Grote kans dat ook uw lichaamsmateriaal in een biobank zit
Verschenen in Trouw, 6 juni 2020
De vriezer in het Amsterdam UMC ligt vol met bloed, urine en ontlasting. Onderzoekers maken een Covid-19-biobank, waarin ze zoveel mogelijk lichaamsvloeistoffen van coronapatiënten verzamelen. Ze hebben nu 44.000 monsters van 815 verschillende patiënten, zei infectieneuroloog Diederik van de Beek in de Volkskrant. Wat we daarvan konden leren, vroeg de interviewer. Dat kon Van de Beek niet zeggen, want “een biobank verzamelt samples zónder concrete vraagstelling”.
Tienduizenden monsters in je vriezer en geen idee hebben wat je ermee wilt, is dat wetenschap? Jazeker. U dacht misschien dat wetenschappers volgens een vast stappenplan werken: eerst een vraag stellen, dan waarnemingen verzamelen en experimenten uitvoeren, de resultaten analyseren en tot slot een conclusie trekken.
De wetenschappelijke methode. Wetenschappers zelf geven er graag hoog over op. Maar in de praktijk gaat het er vaak een stuk rommeliger aan toe. Dat is maar goed ook, anders kwamen we nergens.
Stel, twee infectiologen maken dit weekend, op hun eerste vrije middag sinds maart, een boswandeling en krijgen ineens een ingeving, over een antilichaam, een hormoon of een vitamine, waarvan een tekort het risico op heftige coronaklachten verhoogt.
Na literatuuronderzoek en overleg met collega’s wordt de ingeving een veelbelovende hypothese. Tijd voor empirisch onderzoek: hebben ernstig zieke patiënten inderdaad opvallend weinig van de betreffende stof? Als je pas begint met bloed afnemen als je die vraag hebt, vind je niet snel genoeg patiënten voor betrouwbaar onderzoek, omdat er nu, gelukkig, relatief weinig zieken zijn.
Maar Van de Beek en collega’s zijn eind maart al begonnen met hun biobank, toen de ziekenhuizen nog vol lagen met coronapatiënten. Ook elders, van Hannover tot Melbourne, hebben wetenschappers de vriezers volgestouwd met monsters. Het onderzoeksmateriaal ligt klaar, nu kunnen onderzoekers in alle rust de juiste vragen bedenken.

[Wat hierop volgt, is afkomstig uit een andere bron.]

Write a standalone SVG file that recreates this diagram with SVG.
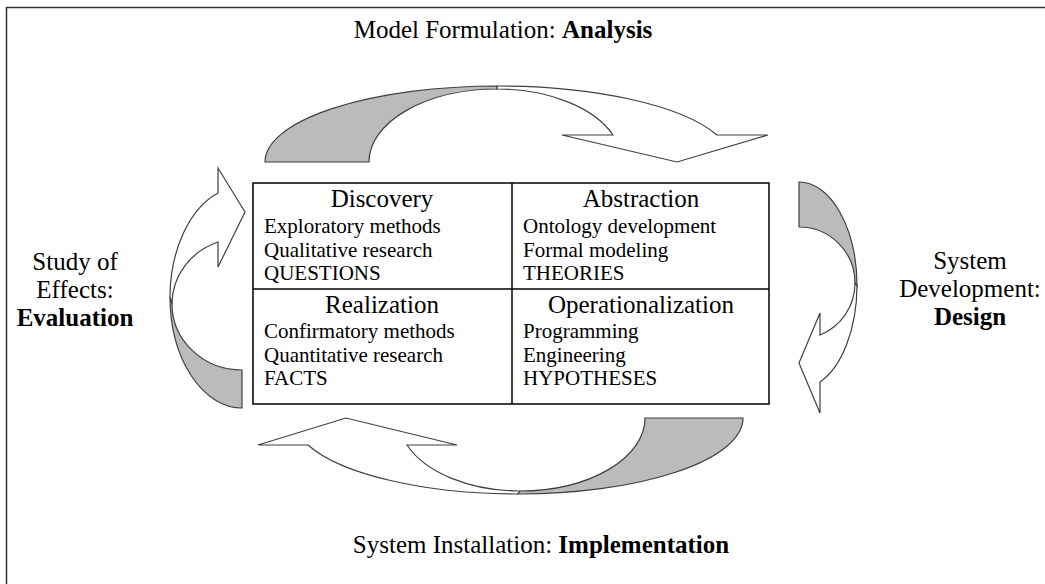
<svg xmlns="http://www.w3.org/2000/svg" width="1045" height="584" viewBox="0 0 1045 584" font-family="'Liberation Serif', 'DejaVu Serif', serif">
<style>
text{font-family:"Liberation Serif","DejaVu Serif",serif;fill:#000}
.t{font-size:25px}
.h{font-size:25px;text-anchor:middle}
.b{font-size:21px}
.c{text-anchor:middle}
.bold{font-weight:bold}
.w{fill:#fff;stroke:#404040;stroke-width:1.2;stroke-linejoin:miter}
.g{fill:#bbbbbb;stroke:#404040;stroke-width:1.2}
.cell{fill:#fff;stroke:#000;stroke-width:1.5}
</style>
<rect width="1045" height="584" fill="#fff"/>
<path d="M6.5,584 V7.5 H1045" fill="none" stroke="#333" stroke-width="1.5"/>

<g id="title-top"><text class="t c" x="503" y="38">Model Formulation: <tspan class="bold">Analysis</tspan></text></g>
<g id="title-bottom"><text class="t c" x="541" y="553">System Installation: <tspan class="bold">Implementation</tspan></text></g>
<g id="title-left">
<text class="t c" x="75" y="270">Study of</text>
<text class="t c" x="75" y="298">Effects:</text>
<text class="t c bold" x="75" y="326">Evaluation</text>
</g>
<g id="title-right">
<text class="t c" x="970" y="269">System</text>
<text class="t c" x="970" y="297">Development:</text>
<text class="t c bold" x="970" y="325">Design</text>
</g>

<g id="connectors">
<g id="arrow-top">
<path class="w" d="M497,86 A233,76 0 0 1 717,135 L768,135 L677,162 L562,135 L613,135 A125,73 0 0 0 497,89 Z"/>
<path class="g" d="M265,162 A233,76 0 0 1 497,86 L497,89 A128,73 0 0 0 369,162 Z"/>
</g>
<g id="arrow-right">
<path class="w" d="M857,286 A58,104 0 0 1 820,382 L820,413 L799,363 L820,313 L820,335 A56,56 0 0 0 855,283 Z"/>
<path class="g" d="M799,182 A58,104 0 0 1 857,286 L855,283 A56,56 0 0 0 799,227 Z"/>
</g>
<g id="arrow-bottom">
<path class="w" d="M518,494 A225,76 0 0 1 308,445 L258,445 L346,418 L457,445 L407,445 A122,73 0 0 0 520,491 Z"/>
<path class="g" d="M743,418 A225,76 0 0 1 518,494 L520,491 A125,73 0 0 0 645,418 Z"/>
</g>
<g id="arrow-left">
<path class="w" d="M170,297 A72,111 0 0 1 218,193 L218,168 L245,212 L218,267 L218,242 A70,66 0 0 0 172,304 Z"/>
<path class="g" d="M242,408 A72,111 0 0 1 170,297 L172,304 A70,66 0 0 0 242,370 Z"/>
</g>
</g>

<g id="table">
<rect class="cell" x="253" y="183" width="516" height="221"/>
<line x1="512" y1="183" x2="512" y2="404" stroke="#000" stroke-width="1.5"/>
<line x1="253" y1="289" x2="769" y2="289" stroke="#000" stroke-width="1.5"/>
</g>

<g id="discovery">
<text class="h" x="382" y="207">Discovery</text>
<text class="b" x="264" y="233">Exploratory methods</text>
<text class="b" x="264" y="257">Qualitative research</text>
<text class="b" x="264" y="280">QUESTIONS</text>
</g>
<g id="abstraction">
<text class="h" x="641" y="207">Abstraction</text>
<text class="b" x="523" y="233">Ontology development</text>
<text class="b" x="523" y="257">Formal modeling</text>
<text class="b" x="523" y="280">THEORIES</text>
</g>
<g id="realization">
<text class="h" x="382" y="313">Realization</text>
<text class="b" x="264" y="338">Confirmatory methods</text>
<text class="b" x="264" y="362">Quantitative research</text>
<text class="b" x="264" y="385">FACTS</text>
</g>
<g id="operationalization">
<text class="h" x="641" y="313">Operationalization</text>
<text class="b" x="523" y="338">Programming</text>
<text class="b" x="523" y="362">Engineering</text>
<text class="b" x="523" y="385">HYPOTHESES</text>
</g>
</svg>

Zo gaat dat vaker in de medische wetenschap. Patiëntenmateriaal is niet onbeperkt op afroep beschikbaar, dus je kunt het maar beter verzamelen zodra het zich aandient, ook als je nog niet precies weet wat je ermee wilt.
Alleen in Nederland al zijn tientallen collecties met lichaamsmateriaal van patiënten. Grote kans dat daar ook materiaal van u tussen zit. Nederlandse ziekenhuizen en laboratoria bewaren miljoenen monsters ‘resterend lichaamsmateriaal’. Als artsen bloed afnemen, een uitstrijkje maken of een tumor verwijderen, mogen ze materiaal dat overblijft na onderzoek of behandeling bewaren voor toekomstig wetenschappelijk onderzoek. “Patiënten hoeven niets extra’s te doen”, schrijven de samenwerkende Nederlandse biobanken optimistisch op hun website.
Nee, inderdaad en daar gaat het mis. Materiaal willen verzamelen voor toekomstig onderzoek is begrijpelijk, maar nu gebeurt dat grotendeels buiten de patiënt om.
Patiënten mogen bezwaar maken, maar dan moeten ze wel weten dat het materiaal verzameld wordt en dat is nu vaak niet zo. Veel ziekenhuizen zetten het weliswaar netjes in hun patiëntenfolders, maar meestal wel pas op de laatste bladzijde.
Bovendien hebben patiënten vlak voor een onderzoek of operatie zoveel aan hun hoofd dat de inhoud van die pagina, als ze hem al lezen, niet altijd tot ze doordringt.
Drie jaar geleden kwam toenmalig minister Schippers met een wetsvoorstel om mensen meer zeggenschap te geven over hun lichaamsmateriaal. Uitstekend idee, jammer dat ze in diezelfde wet ook wilde regelen dat justitie medisch restmateriaal mocht gebruiken voor DNA-onderzoek bij opsporing van verdachten.
Daar kwam veel kritiek op, terecht natuurlijk, en daar schrokken ze op het ministerie zo van, dat haar opvolger zich, zo liet hij vorig jaar aan de Kamer weten, nog altijd beraadt op hoe het verder moet.
Ziekenhuizen hoeven daar niet op te wachten. Niets verbiedt ze om patiënten nu al expliciet om toestemming te vragen. Een handvol ziekenhuizen doet dat al, het zou mooi zijn als de rest dat voorbeeld volgt.